On Wed, Mar 06, 2024 at 06:49:38PM -0800, Linus Torvalds wrote:
> On Wed, 6 Mar 2024 at 18:43, Linus Torvalds
> <torvalds@xxxxxxxxxxxxxxxxxxxx> wrote:
> >
> > I dunno.
>
> Oh, and just looking at that patch, I still think the code is confused.
>
> On the reading side, we have:
>
> pipe_count = smp_load_acquire(&p->rtort_pipe_count);
> if (pipe_count > RCU_TORTURE_PIPE_LEN) {
> /* Should not happen, but... */
>
> where that comment clearly says that the pipe_count we read (whether
> with READ_ONCE() or with my smp_load_acquire() suggestion) should
> never be larger than RCU_TORTURE_PIPE_LEN.

I will fix that comment. It should not happen *if* RCU is working
correctly. It can happen if you have an RCU that is so broken that a
single RCU reader can span more than ten grace periods. An example of
an RCU that really is this broken can be selected using rcutorture's
torture_type=busted module parameter. No surprise, given that its
implementation of call_rcu() invokes the callback function directly and
its implementation of synchronize_rcu() is a complete no-op. ;-)

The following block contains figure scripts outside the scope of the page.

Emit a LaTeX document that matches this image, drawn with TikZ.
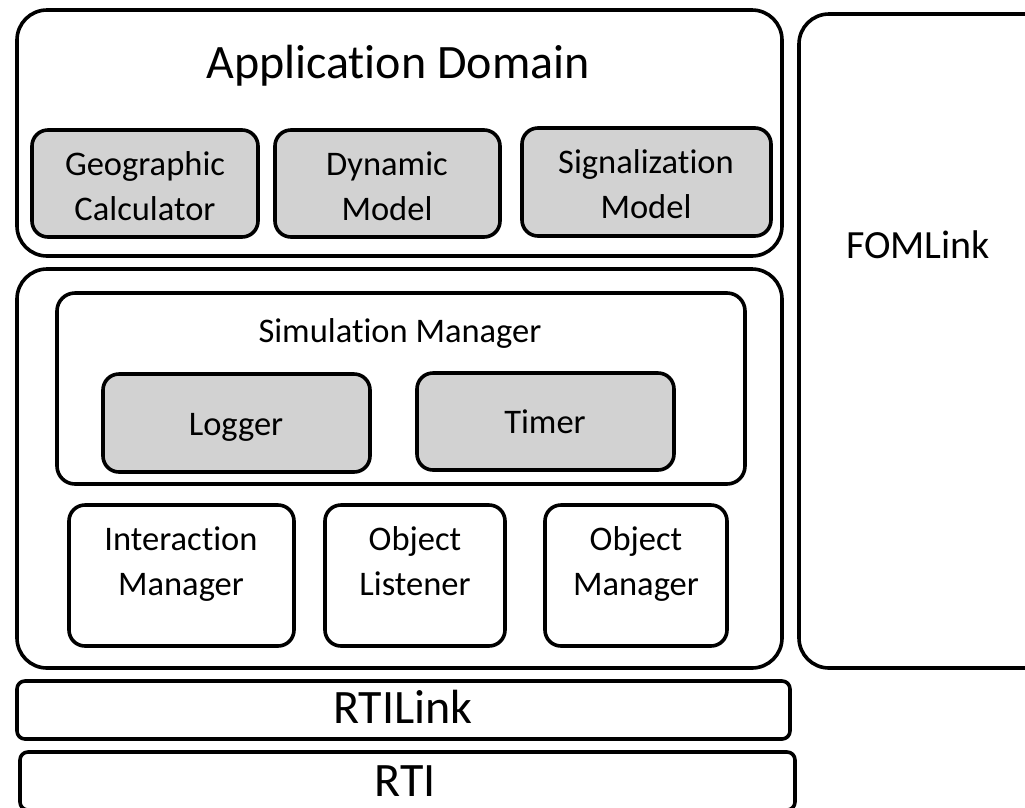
\documentclass[tikz,border=0pt]{standalone}
\usepackage{fontspec}
\setmainfont[RawFeature=-liga]{Carlito}
\definecolor{boxgray}{HTML}{D2D2D2}
\tikzset{
  frame/.style={draw=black, line width=3.6pt, rounded corners=#1, inner sep=0pt},
  frame/.default=16pt,
  shaded/.style={frame, fill=boxgray},
  big/.style={font=\fontsize{48}{52}\selectfont, inner sep=0pt, anchor=base},
  mid/.style={font=\fontsize{40}{44}\selectfont, inner sep=0pt, anchor=base},
  small/.style={font=\fontsize{34.5}{45}\selectfont, align=center, inner sep=0pt, anchor=base},
}
\newcommand{\panel}[6]{% name, style, x1, y1, x2, y2 (pixel coords, y downward)
  \node[#2, minimum width={#5pt-#3pt}, minimum height={#6pt-#4pt}]
    (#1) at ({(#3+#5)/2*1pt}, {-(#4+#6)/2*1pt}) {};}
\begin{document}
\begin{tikzpicture}[x=1pt, y=-1pt]
  \useasboundingbox (0,0) rectangle (1025,807);

  % application layer
  \panel{app}{frame=30pt}{17}{10}{782}{256}
  \node[big] (apptitle) at (398,78) {Application Domain};
  \panel{geo}{shaded}{32}{130}{258}{237}
  \panel{dyn}{shaded}{275}{130}{500}{237}
  \panel{sig}{shaded}{522}{128}{771}{236}
  % two-line labels are placed by the baseline of their last line
  \node[small] (geot) at (145,220) {Geographic\\Calculator};
  \node[small] (dynt) at (387,220) {Dynamic\\Model};
  \node[small] (sigt) at (646,218) {Signalization\\Model};

  % federate core
  \panel{core}{frame=30pt}{17}{269}{782}{668}
  \panel{sim}{frame=18pt}{57}{293}{745}{484}
  \node[small] (simt) at (400,342) {Simulation Manager};
  \panel{log}{shaded}{103}{374}{370}{472}
  \panel{tim}{shaded}{417}{373}{674}{470}
  \node[small] (logt) at (236,435) {Logger};
  \node[small] (timt) at (545,433) {Timer};
  \panel{im}{frame}{69}{505}{294}{646}
  \panel{ol}{frame}{325}{505}{505}{646}
  \panel{om}{frame}{545}{505}{727}{646}
  \node[small] (imt) at (181,595) {Interaction\\Manager};
  \node[small] (olt) at (415,595) {Object\\Listener};
  \node[small] (omt) at (636,595) {Object\\Manager};

  % side and bottom layers
  \panel{fom}{frame=30pt}{799}{14}{1060}{668}
  \node[mid] (fomt) at (918,258) {FOMLink};
  \panel{rtil}{frame=8pt}{17}{681}{790}{739}
  \node[big] (rtilt) at (403,723) {RTILink};
  \panel{rti}{frame=8pt}{20}{752}{795}{810}
  \node[big] (rtit) at (405,796) {RTI};
\end{tikzpicture}
\end{document}
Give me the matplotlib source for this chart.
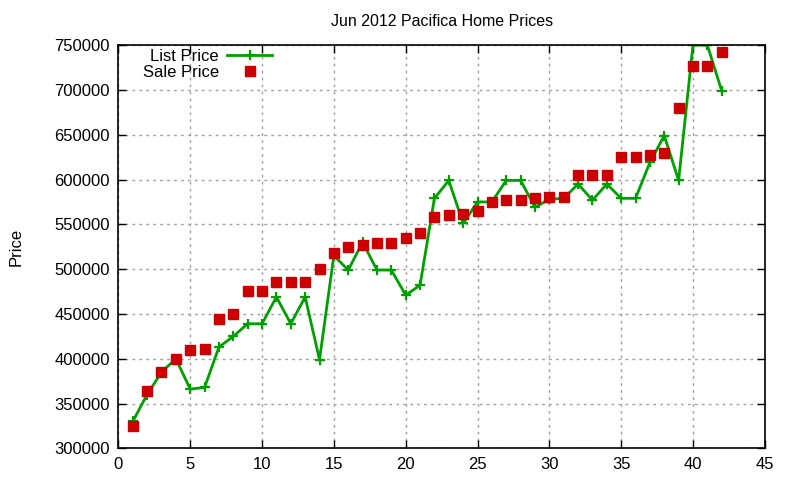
import matplotlib
matplotlib.use("Agg")
import matplotlib.pyplot as plt

# listing number vs. prices
listing = list(range(1, 43))
list_price = [
    330000, 360000, 385000, 400000, 366000, 368000, 413000, 425000, 439000, 439000,
    469000, 439000, 469000, 399000, 515000, 499000, 530000, 499000, 499000, 471000,
    482000, 579000, 599000, 551000, 575000, 575000, 599000, 599000, 569000, 578000,
    579000, 595000, 577000, 595000, 579000, 579000, 619000, 649000, 599000, 750000,
    750000, 699000,
]
sale_price = [
    325000, 364000, 385000, 400000, 410000, 411000, 444000, 450000, 476000, 476000,
    486000, 486000, 486000, 500000, 518000, 525000, 527000, 529000, 529000, 535000,
    540000, 558000, 560000, 561000, 565000, 575000, 577000, 577000, 579000, 580000,
    580000, 605000, 605000, 605000, 625000, 625000, 627000, 630000, 680000, 727000,
    727000, 742000,
]

plt.rcParams["font.family"] = ["Liberation Sans", "DejaVu Sans"]
plt.rcParams["font.size"] = 12

fig = plt.figure(figsize=(8, 4.8), dpi=100)
ax = fig.add_axes([0.148, 0.066, 0.808, 0.840])

ax.plot(listing, list_price, "-", color="#00a000", linewidth=2,
        marker="+", markersize=7, markeredgewidth=1.6, label="List Price")
ax.plot(listing, sale_price, "s", color="#cc0000", markersize=6.5,
        linestyle="none", label="Sale Price")

ax.set_xlim(0, 45)
ax.set_ylim(300000, 750000)
ax.set_xticks(range(0, 46, 5))
ax.set_yticks(range(300000, 750001, 50000))
ax.ticklabel_format(style="plain", axis="y", useOffset=False)
ax.tick_params(direction="in", top=True, right=True, length=6, width=1, pad=6,
               labelsize=12)
ax.grid(True, color="#a0a0a0", linestyle=(0, (2, 3)), linewidth=1)
for sp in ax.spines.values():
    sp.set_linewidth(1.2)

ax.set_title("Jun 2012 Pacifica Home Prices", fontsize=11.5, pad=14)
ax.set_ylabel("Price", fontsize=12, labelpad=22)

ax.legend(loc="upper left", bbox_to_anchor=(0.02, 1.02), frameon=False,
          markerfirst=False, handlelength=2.7, handletextpad=0.5,
          labelspacing=0.05, borderaxespad=0.3, fontsize=12)

fig.savefig("out.png", dpi=100)
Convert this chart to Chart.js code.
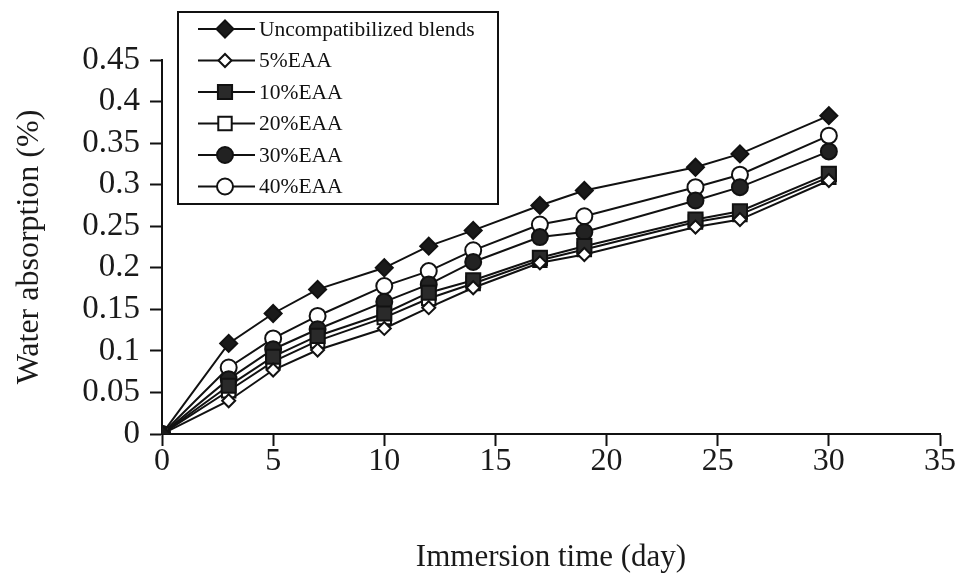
<!DOCTYPE html>
<html>
<head>
<meta charset="utf-8">
<title>Water absorption vs immersion time</title>
<script src="https://cdn.jsdelivr.net/npm/chart.js@4.4.1/dist/chart.umd.min.js"></script>
<style>
  html, body { margin: 0; padding: 0; background: #fff; }
  #wrap { width: 964px; height: 576px; position: relative; }
</style>
</head>
<body>
<div id="wrap"><canvas id="absorption"></canvas></div>
<script>
// immersion days and water uptake (%) per blend
var days = [0, 3, 5, 7, 10, 12, 14, 17, 19, 24, 26, 30];
var uncompatibilized = [0, 0.109, 0.145, 0.174, 0.200, 0.226, 0.245, 0.275, 0.293, 0.321, 0.337, 0.383];
var eaa5  = [0, 0.040, 0.077, 0.101, 0.127, 0.152, 0.176, 0.206, 0.216, 0.249, 0.258, 0.305];
var eaa10 = [0, 0.058, 0.093, 0.118, 0.145, 0.170, 0.185, 0.212, 0.226, 0.258, 0.268, 0.313];
var eaa20 = [0, 0.052, 0.087, 0.112, 0.140, 0.163, 0.181, 0.209, 0.222, 0.255, 0.264, 0.309];
var eaa30 = [0, 0.066, 0.102, 0.126, 0.159, 0.180, 0.207, 0.237, 0.243, 0.281, 0.297, 0.340];
var eaa40 = [0, 0.080, 0.115, 0.142, 0.178, 0.196, 0.221, 0.252, 0.262, 0.297, 0.312, 0.359];

var seriesNames = ['Uncompatibilized blends', '5%EAA', '10%EAA', '20%EAA', '30%EAA', '40%EAA'];
var xTicks = [0, 5, 10, 15, 20, 25, 30, 35];
var yTicks = [0, 0.05, 0.1, 0.15, 0.2, 0.25, 0.3, 0.35, 0.4, 0.45];

var serif = "'Liberation Serif', 'DejaVu Serif', serif";

function pairs(values) {
	return days.map(function (d, i) { return { x: d, y: values[i] }; });
}

// marker look for each series, same order as seriesNames
var markers = [
	{ style: 'rectRot', radius: 8.5, fill: '#1a1a1a' },
	{ style: 'rectRot', radius: 6.5, fill: '#ffffff' },
	{ style: 'rect',    radius: 10,  fill: '#2a2a2a' },
	{ style: 'rect',    radius: 9.5, fill: '#ffffff' },
	{ style: 'circle',  radius: 8,   fill: '#222222' },
	{ style: 'circle',  radius: 8,   fill: '#ffffff' }
];

var allValues = [uncompatibilized, eaa5, eaa10, eaa20, eaa30, eaa40];

var datasets = allValues.map(function (vals, i) {
	return {
		label: seriesNames[i],
		data: pairs(vals),
		borderColor: '#111',
		borderWidth: 2,
		pointStyle: markers[i].style,
		pointRadius: markers[i].radius,
		pointBackgroundColor: markers[i].fill,
		pointBorderColor: '#111',
		pointBorderWidth: 2,
		tension: 0,
		fill: false
	};
});

// boxed legend with a line + marker sample for each series
var boxLegend = {
	id: 'boxLegend',
	afterDraw: function (chart) {
		var ctx = chart.ctx;
		var left = 178, top = 12, w = 320, h = 192;
		ctx.save();
		ctx.fillStyle = '#fff';
		ctx.fillRect(left, top, w, h);
		ctx.strokeStyle = '#111';
		ctx.lineWidth = 2;
		ctx.strokeRect(left, top, w, h);

		ctx.font = '21.5px ' + serif;
		ctx.textBaseline = 'middle';
		ctx.textAlign = 'left';
		chart.data.datasets.forEach(function (ds, i) {
			var y = top + 17 + i * 31.5;
			ctx.strokeStyle = '#111';
			ctx.lineWidth = 2;
			ctx.beginPath();
			ctx.moveTo(left + 20, y);
			ctx.lineTo(left + 77, y);
			ctx.stroke();
			ctx.fillStyle = ds.pointBackgroundColor;
			Chart.helpers.drawPoint(ctx, {
				pointStyle: ds.pointStyle,
				radius: ds.pointRadius,
				borderWidth: 2,
				rotation: 0
			}, left + 47, y);
			ctx.fillStyle = '#111';
			ctx.fillText(ds.label, left + 81, y + 1);
		});
		ctx.restore();
	}
};

new Chart(document.getElementById('absorption'), {
	type: 'line',
	data: { datasets: datasets },
	plugins: [boxLegend],
	options: {
		responsive: true,
		maintainAspectRatio: false,
		animation: false,
		layout: { padding: { top: 60, right: 24, left: 0, bottom: 0 } },
		plugins: {
			legend: { display: false },
			tooltip: { enabled: false }
		},
		scales: {
			x: {
				type: 'linear',
				min: 0,
				max: 35,
				afterBuildTicks: function (scale) {
					scale.ticks = xTicks.map(function (v) { return { value: v }; });
				},
				afterFit: function (scale) { scale.height = 142; },
				grid: { drawOnChartArea: false, drawTicks: true, tickLength: 12, tickWidth: 2, color: '#111' },
				border: { color: '#111', width: 2 },
				ticks: { color: '#1a1a1a', padding: -4, maxRotation: 0, autoSkip: false, font: { family: serif, size: 32 } },
				title: {
					display: true,
					text: 'Immersion time (day)',
					color: '#1a1a1a',
					font: { family: serif, size: 31 },
					padding: { top: 42, bottom: 0 }
				}
			},
			y: {
				min: 0,
				max: 0.45,
				afterBuildTicks: function (scale) {
					scale.ticks = yTicks.map(function (v) { return { value: v }; });
				},
				afterFit: function (scale) { scale.width = 162; },
				grid: { drawOnChartArea: false, drawTicks: true, tickLength: 12, tickWidth: 2, color: '#111' },
				border: { color: '#111', width: 2 },
				ticks: {
					color: '#1a1a1a',
					padding: 10,
					autoSkip: false,
					font: { family: serif, size: 33 },
					callback: function (v) { return String(Number(v.toFixed(2))); }
				},
				title: {
					display: true,
					text: 'Water absorption (%)',
					color: '#1a1a1a',
					font: { family: serif, size: 32 },
					padding: { top: 10, bottom: 0 }
				}
			}
		}
	}
});
</script>
</body>
</html>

Of course, the purpose of that value of the torture_type module parameter
(along with all other possible values containing the string "busted")
is to test rcutorture itself.

> But the writing side very clearly did:
>
> i = rp->rtort_pipe_count;
> if (i > RCU_TORTURE_PIPE_LEN)
> i = RCU_TORTURE_PIPE_LEN;
> ...
> smp_store_release(&rp->rtort_pipe_count, ++i);
>
> (again, syntactically it could have been "i + 1" instead of my "++i" -
> same value), so clearly the writing side *can* write a value that is >
> RCU_TORTURE_PIPE_LEN.
>
> So while the whole READ/WRITE_ONCE vs smp_load_acquire/store_release
> is one thing that might be worth looking at, I think there are other
> very confusing aspects here.

With this change in that comment, are things better?

Thanx, Paul

------------------------------------------------------------------------

diff --git a/kernel/rcu/rcutorture.c b/kernel/rcu/rcutorture.c
index 6b821a7037b03..0cb5452ecd945 100644
--- a/kernel/rcu/rcutorture.c
+++ b/kernel/rcu/rcutorture.c
@@ -2000,7 +2000,8 @@ static bool rcu_torture_one_read(struct torture_random_state *trsp, long myid)
preempt_disable();
pipe_count = READ_ONCE(p->rtort_pipe_count);
if (pipe_count > RCU_TORTURE_PIPE_LEN) {
- /* Should not happen, but... */
+ // Should not happen in a correct RCU implementation,
+ // happens quite often for torture_type=busted.
pipe_count = RCU_TORTURE_PIPE_LEN;
}
completed = cur_ops->get_gp_seq();